I suppose this skirts the edges of Gnosticism (because, unlike the Truman Show, the real world is an incubator, not a prison), but Gnosticism itself parasitizes on the grain of truth that the human destiny can only be fulfilled somewhere outside this fallen world.

Don said...

Bruce,
The Matrix covered some of the same territory. It was a different treatment and came to a much different conclusion at the end of the trilogy but it was the same type of story.
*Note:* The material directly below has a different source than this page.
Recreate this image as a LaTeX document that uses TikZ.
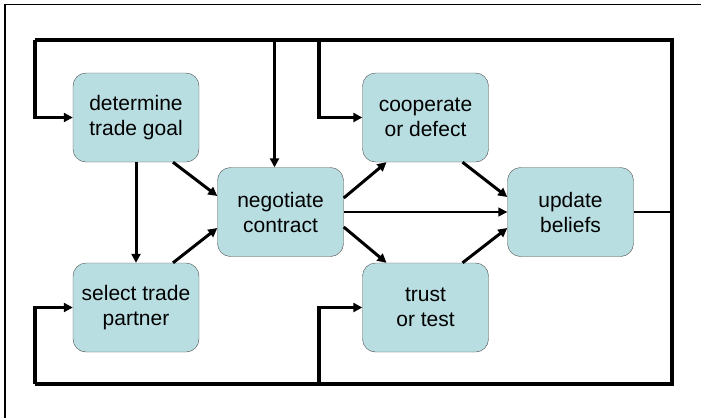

Why the difference? I don't know about the makers of the Truman Show but the brothers (brother/sister?) who made the Matrix surrendered to their own demons.


Don

Adam G. said...

I see your point of view, but I understood the Truman show as a gnostic attack on normalcy--saying that ordinary, decent life was a sham. Needless to say, I didn't like it much.

Al said...

I enjoyed reading this treatment of Groundhog Day earlier today.

Samson J. said...

I'm assuming everybody has seen them.

Oh, you wound and disappoint me with this assumption!

stephen c said...

I skipped the Truman show because, based on the "creative talent" associated with it, I guessed it would be coldhearted modernist secular propaganda of the sort Adam G. described. Maybe I was wrong. As to "Groundhog Day", it was good, but I have known too many real-life Bill Murrays to not be distressed at the thought of the extended suffering of those poor supporting actors who had to spend, in the cosmos of that movie, thousands or even tens of thousands of days in unpleasant proximity to the conceited Bill-Murray character, waiting for him to get over himself and get his romantic life in order.